Había también sobre la mesa, entre otras, una copa
de vino mezclado con un poco de agua; tomó el Señor la copa o cáliz en sus
manos, dio gracias al Padre Eterno, lo bendijo también con una bendición nueva,
lo consagró con sus palabras y aquel vino se convirtió en su Sangre. Aquella
misma Sangre que corría por sus venas estaba realmente presente también en
aquella copa, y parecía vino. Las palabras con las que había consagrado el vino
fueron tan claras que los apóstoles entendieron bien lo que les daba a beber:
«Bebed todos de este cáliz, porque ésta es mi Sangre con la que confirmo el
Nuevo Testamento; la misma Sangre que derramaré por vosotros en la cruz para
que se os perdonen los pecados».
El Salvador había venido al mundo para hacer una
humanidad nueva, y para establecer con ella una nueva Alianza y un Testamento
mucho mejor que el Viejo Testamento que había establecido antes con los antiguos
judíos. Los mandatos de este Testamento Nuevo son más suaves y más perfectos; y
las promesas que se hacen, más grandes, porque ya no se refieren a bienes
temporales sino eternos. Y este Nuevo Testamento se confirmó no con sangre de
animales, como el Viejo, sino con la Sangre del Cordero sin mancha, que es Cristo.

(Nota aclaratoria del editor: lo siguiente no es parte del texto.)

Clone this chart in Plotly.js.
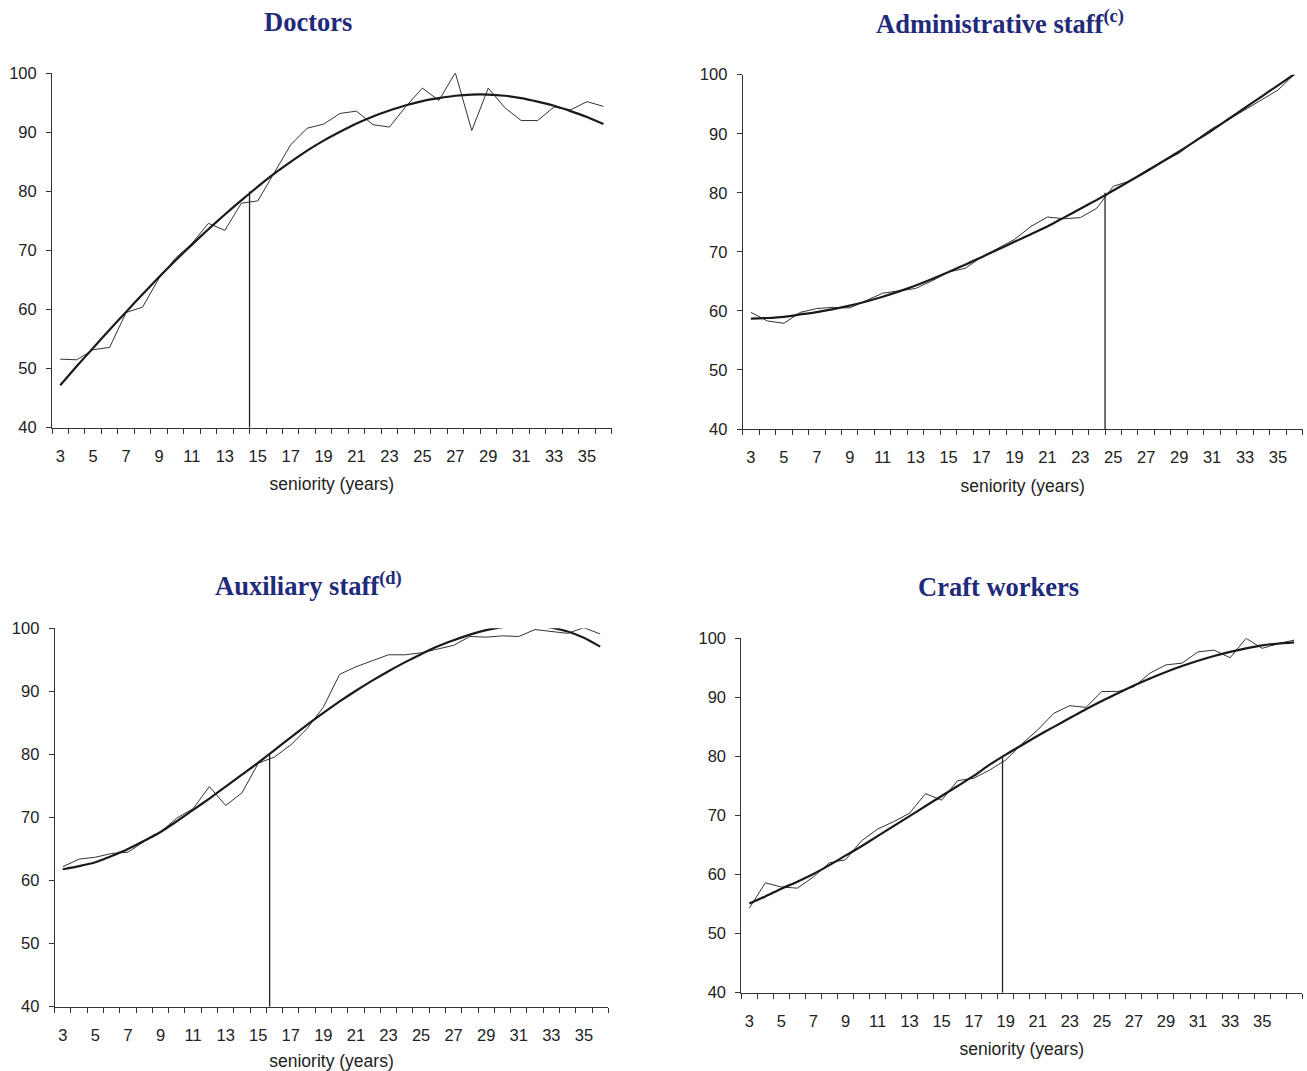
<!DOCTYPE html>
<html>
<head>
<meta charset="utf-8">
<script src="https://cdn.plot.ly/plotly-3.0.1.min.js"></script>
<style>html,body{margin:0;padding:0;background:#fff;}#chart{width:1307px;height:1071px;}</style>
</head>
<body>
<div id="chart"></div>
<script>
// ---------- DATA ----------
const seniority36 = [3,4,5,6,7,8,9,10,11,12,13,14,15,16,17,18,19,20,21,22,23,24,25,26,27,28,29,30,31,32,33,34,35,36];
const seniority37 = [3,4,5,6,7,8,9,10,11,12,13,14,15,16,17,18,19,20,21,22,23,24,25,26,27,28,29,30,31,32,33,34,35,36,37];
const tickLabels = [3,5,7,9,11,13,15,17,19,21,23,25,27,29,31,33,35];

const doctorsObserved = [51.6,51.5,53.2,53.6,59.5,60.4,65.3,68.7,71.2,74.6,73.4,78.0,78.4,83.1,87.9,90.7,91.4,93.2,93.6,91.3,90.9,94.4,97.5,95.4,100.1,90.3,97.5,94.2,92.0,92.0,94.3,93.8,95.2,94.4];
const doctorsFitted   = [47.2,50.4,53.5,56.6,59.6,62.6,65.5,68.3,71.0,73.6,76.1,78.5,80.8,83.0,85.0,86.9,88.6,90.1,91.5,92.7,93.7,94.6,95.3,95.8,96.2,96.4,96.4,96.2,95.8,95.2,94.5,93.6,92.6,91.4];

const adminObserved = [59.75,58.3,57.9,59.75,60.4,60.6,60.5,61.8,63.0,63.4,63.8,65.1,66.6,67.2,69.1,70.6,72.1,74.3,75.9,75.6,75.8,77.4,81.1,82.0,83.8,85.3,86.7,88.9,90.9,92.4,94.1,95.8,97.4,100.1];
const adminFitted   = [58.7,58.8,59.0,59.4,59.8,60.3,60.9,61.6,62.4,63.3,64.3,65.4,66.6,67.8,69.1,70.4,71.7,73.0,74.3,75.8,77.3,78.8,80.4,82.0,83.6,85.3,87.0,88.8,90.6,92.5,94.4,96.3,98.2,100.1];

const auxObserved = [62.2,63.4,63.7,64.3,64.5,66.2,67.7,69.9,71.4,74.9,71.9,73.9,78.6,79.6,81.5,84.1,87.5,92.7,93.9,94.9,95.8,95.8,96.1,96.7,97.3,98.7,98.6,98.8,98.7,99.8,99.5,99.2,100.1,99.1];
const auxFitted   = [61.8,62.3,62.9,63.9,65.0,66.3,67.7,69.4,71.2,73.0,74.9,76.8,78.7,80.7,82.7,84.7,86.6,88.4,90.1,91.7,93.2,94.6,95.9,97.1,98.1,99.0,99.7,100.2,100.4,100.4,100.1,99.5,98.5,97.1];

const craftObserved = [54.3,58.6,57.9,57.7,59.6,62.0,62.5,65.7,67.7,68.95,70.4,73.7,72.6,75.9,76.3,77.7,79.4,82.1,84.5,87.3,88.6,88.3,91.0,91.0,91.8,94.1,95.5,95.8,97.7,98.0,96.7,100.0,98.3,99.1,99.7];
const craftFitted   = [55.1,56.3,57.6,58.8,60.1,61.6,63.2,64.8,66.5,68.2,69.9,71.6,73.3,75.0,76.7,78.6,80.3,81.9,83.5,85.0,86.5,88.0,89.4,90.7,92.0,93.2,94.3,95.3,96.2,97.0,97.7,98.3,98.8,99.1,99.3];

const panelTitles = ["Doctors", "Administrative staff<sup>(c)</sup>", "Auxiliary staff<sup>(d)</sup>", "Craft workers"];
const markerSeniority = [14.5, 24.5, 15.7, 18.8];   // seniority where fitted curve reaches 80
const markerLevel = 80;
const axisMin = 40;
const xAxisTitle = "seniority (years)";

// ---------- LAYOUT ----------
const W = 1307, H = 1071;
const panels = [
  {x: seniority36, obs: doctorsObserved, fit: doctorsFitted, px: [52, 611.7], py: [73.3, 427.7], xr: [2.5, 36.5], tx: 307.5, ty: 22},
  {x: seniority36, obs: adminObserved,   fit: adminFitted,   px: [742.7, 1302.7], py: [74.7, 429], xr: [2.5, 36.5], tx: 1000, ty: 22},
  {x: seniority36, obs: auxObserved,     fit: auxFitted,     px: [54.7, 608.3], py: [628.3, 1006.7], xr: [2.5, 36.5], tx: 308, ty: 584},
  {x: seniority37, obs: craftObserved,   fit: craftFitted,   px: [741.3, 1302.2], py: [638.3, 992.7], xr: [2.5, 37.5], tx: 998.5, ty: 587}
];

const tickFont = {family: "Liberation Sans, Arial, sans-serif", size: 16.5, color: "#222"};
const traces = [];
const layout = {
  width: W, height: H,
  margin: {l: 0, r: 0, t: 0, b: 0},
  paper_bgcolor: "#fff", plot_bgcolor: "#fff",
  showlegend: false,
  annotations: []
};

panels.forEach((p, i) => {
  const n = i === 0 ? "" : String(i + 1);
  const xa = "x" + n, ya = "y" + n;
  traces.push({x: p.x, y: p.obs, xaxis: xa, yaxis: ya, type: "scatter", mode: "lines",
               line: {color: "#333", width: 1}, hoverinfo: "skip"});
  traces.push({x: p.x, y: p.fit, xaxis: xa, yaxis: ya, type: "scatter", mode: "lines",
               line: {color: "#1a1a1a", width: 2.2, shape: "spline", smoothing: 0.6}, hoverinfo: "skip"});
  traces.push({x: [markerSeniority[i], markerSeniority[i]], y: [axisMin, markerLevel], xaxis: xa, yaxis: ya,
               type: "scatter", mode: "lines", line: {color: "#222", width: 1.3}, hoverinfo: "skip"});

  layout["xaxis" + n] = {
    domain: [p.px[0] / W, p.px[1] / W],
    anchor: ya,
    range: p.xr,
    tickmode: "array",
    tickvals: tickLabels,
    ticktext: tickLabels.map(String),
    ticks: "",
    ticklabelstandoff: 13,
    showline: true, linecolor: "#333", linewidth: 1,
    showgrid: false, zeroline: false,
    tickfont: tickFont,
    minor: {tickmode: "linear", tick0: 2.5, dtick: 1, ticks: "outside", ticklen: 5, tickwidth: 1, tickcolor: "#333", showgrid: false},
    title: {text: xAxisTitle, font: {family: "Liberation Sans, Arial, sans-serif", size: 17.5, color: "#222"}, standoff: 14}
  };
  layout["yaxis" + n] = {
    domain: [1 - p.py[1] / H, 1 - p.py[0] / H],
    anchor: xa,
    range: [40, 100],
    tickmode: "linear", tick0: 40, dtick: 10,
    ticks: "outside", ticklen: 5, tickwidth: 1, tickcolor: "#333",
    ticklabelstandoff: 6,
    showline: true, linecolor: "#333", linewidth: 1,
    showgrid: false, zeroline: false,
    tickfont: tickFont
  };
  layout.annotations.push({
    text: panelTitles[i], xref: "paper", yref: "paper",
    x: p.tx / W, y: 1 - p.ty / H, xanchor: "center", yanchor: "middle", showarrow: false,
    font: {family: "Liberation Serif, 'DejaVu Serif', serif", size: 26.5, color: "#1f2a7a", weight: "bold"}
  });
});

Plotly.newPlot("chart", traces, layout, {staticPlot: true, displayModeBar: false});
</script>
</body>
</html>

La sangre que Jesucristo derramó en la cruz tuvo la eficacia de quitar todos
los pecados del mundo. Este fue el Testamento que instauró el Señor en su
última cena, y estaban presentes los doce apóstoles representando a la futura
Iglesia. Para dar mayor firmeza a lo que ordenaba, el Señor dio a beber su
Sangre con estas palabras: «Esta es mi Sangre con la que confirmo el Nuevo
Testamento; la misma Sangre que derramaré por vosotros en la cruz para que se
os perdonen los pecados».
El Señor pretendía que este Sacrificio y Sacramento
durase en su Iglesia hasta el fin del mundo, por eso, no sólo consagró Él mismo
el pan y el vino sino que dio ese poder a los apóstoles, para que ellos también
consagraran y transmitieran ese poder «hasta que Él viniese» a juzgar el mundo.

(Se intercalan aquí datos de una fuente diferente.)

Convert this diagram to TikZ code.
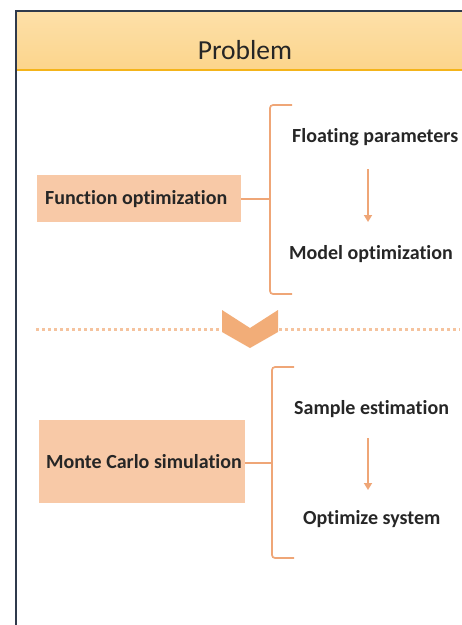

Les mandó expresamente que cuantas veces celebrasen este sacrificio lo hicieran
acordándose de Él, y del amor: con que moría por los hombres, Por eso se
quedaba entre los hombres y les dejaba un legado tan rico como es su Cuerpo y
su Sangre, y todos los tesoros de gracia que mereció con su Pasión; así nunca podrían
olvidarse de Él: «Siempre que hagáis esto, hacedlo acordándoos de Mí».

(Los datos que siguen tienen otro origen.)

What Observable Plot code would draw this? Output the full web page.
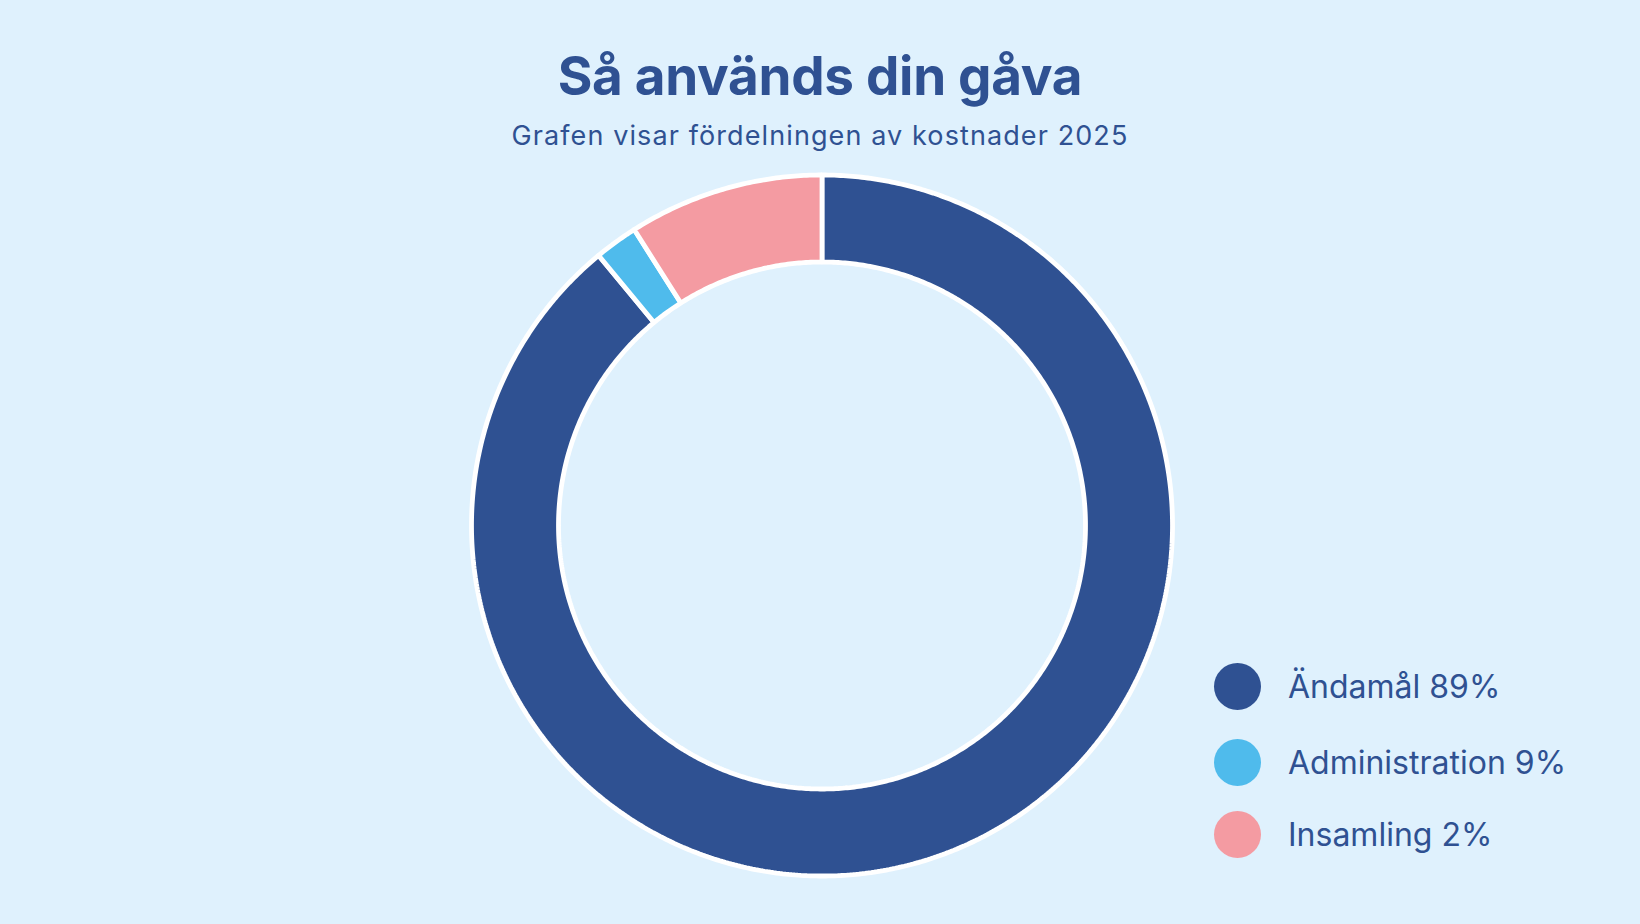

Este Pan está destinado al sustento de los hombres
que van como peregrinos por el mundo. Es tan grande y fuerte el fuego de su
amor, que hace a los hombres santos, los transforma con el amor de quien les
tiene tanto amor. Estas divinas palabras deben ser recibidas con fe y todo
agradecimiento. Aquel Señor que no engaña dijo: «Tomad y comed, que esto es mi
cuerpo. Bebed todos de este cáliz, que es mi sangre». Es grande su generosidad,
sólo digna de Dios.
¿Qué podré yo darte, Señor, por este beneficio? Diré
con todo el afecto de mi corazón: Mira, Señor, este es mi cuerpo; te lo ofrezco
en el dolor, en la enfermedad, en el cansancio y la fatiga, en la penitencia;
esta es mi sangre, te la ofrezco si Tú quieres que tenga que derramarla por tu
gloria; esta es mi alma, que quiere obedecer en todo Tu voluntad.